● **Stated task**
Below is a listing; write it out exactly and drop any images from it.

● **Data shown**
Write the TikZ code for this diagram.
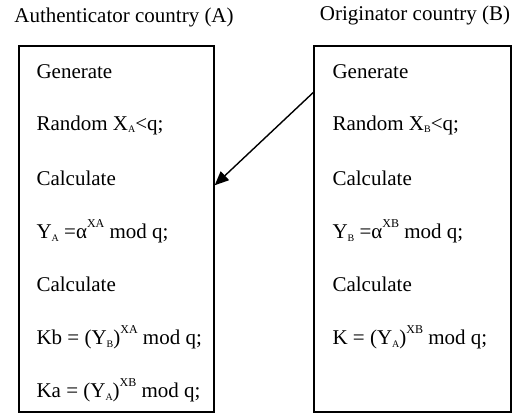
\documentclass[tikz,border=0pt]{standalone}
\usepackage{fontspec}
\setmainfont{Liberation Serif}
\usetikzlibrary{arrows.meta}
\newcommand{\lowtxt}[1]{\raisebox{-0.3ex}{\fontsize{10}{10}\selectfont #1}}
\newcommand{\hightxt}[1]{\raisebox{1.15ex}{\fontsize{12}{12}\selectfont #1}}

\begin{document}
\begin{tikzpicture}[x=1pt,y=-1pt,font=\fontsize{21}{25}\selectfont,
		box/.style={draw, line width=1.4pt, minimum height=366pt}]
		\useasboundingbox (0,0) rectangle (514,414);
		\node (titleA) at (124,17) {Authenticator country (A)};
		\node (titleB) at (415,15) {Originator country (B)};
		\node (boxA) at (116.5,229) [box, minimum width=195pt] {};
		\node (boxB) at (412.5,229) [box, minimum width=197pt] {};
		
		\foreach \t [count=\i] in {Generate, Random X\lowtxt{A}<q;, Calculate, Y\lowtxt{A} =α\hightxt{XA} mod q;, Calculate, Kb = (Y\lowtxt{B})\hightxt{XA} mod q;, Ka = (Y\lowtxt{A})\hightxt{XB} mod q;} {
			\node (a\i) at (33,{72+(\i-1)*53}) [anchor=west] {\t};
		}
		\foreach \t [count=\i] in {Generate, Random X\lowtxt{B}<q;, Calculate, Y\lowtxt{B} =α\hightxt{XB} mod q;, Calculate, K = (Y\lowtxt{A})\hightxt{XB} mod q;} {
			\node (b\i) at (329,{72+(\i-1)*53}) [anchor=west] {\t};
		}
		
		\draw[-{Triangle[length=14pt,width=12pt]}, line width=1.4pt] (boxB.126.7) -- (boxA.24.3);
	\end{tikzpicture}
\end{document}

● **Complete answer**
Write the TikZ code for this diagram.
\documentclass[tikz,border=0pt]{standalone}
\usepackage{fontspec}
\setmainfont{Liberation Serif}
\usetikzlibrary{arrows.meta}
\newcommand{\lowtxt}[1]{\raisebox{-0.3ex}{\fontsize{10}{10}\selectfont #1}}
\newcommand{\hightxt}[1]{\raisebox{1.15ex}{\fontsize{12}{12}\selectfont #1}}

\begin{document}
\begin{tikzpicture}[x=1pt,y=-1pt,font=\fontsize{21}{25}\selectfont,
		box/.style={draw, line width=1.4pt, minimum height=366pt}]
		\useasboundingbox (0,0) rectangle (514,414);
		\node (titleA) at (124,17) {Authenticator country (A)};
		\node (titleB) at (415,15) {Originator country (B)};
		\node (boxA) at (116.5,229) [box, minimum width=195pt] {};
		\node (boxB) at (412.5,229) [box, minimum width=197pt] {};
		
		\foreach \t [count=\i] in {Generate, Random X\lowtxt{A}<q;, Calculate, Y\lowtxt{A} =α\hightxt{XA} mod q;, Calculate, Kb = (Y\lowtxt{B})\hightxt{XA} mod q;, Ka = (Y\lowtxt{A})\hightxt{XB} mod q;} {
			\node (a\i) at (33,{72+(\i-1)*53}) [anchor=west] {\t};
		}
		\foreach \t [count=\i] in {Generate, Random X\lowtxt{B}<q;, Calculate, Y\lowtxt{B} =α\hightxt{XB} mod q;, Calculate, K = (Y\lowtxt{A})\hightxt{XB} mod q;} {
			\node (b\i) at (329,{72+(\i-1)*53}) [anchor=west] {\t};
		}
		
		\draw[-{Triangle[length=14pt,width=12pt]}, line width=1.4pt] (boxB.126.7) -- (boxA.24.3);
	\end{tikzpicture}
\end{document}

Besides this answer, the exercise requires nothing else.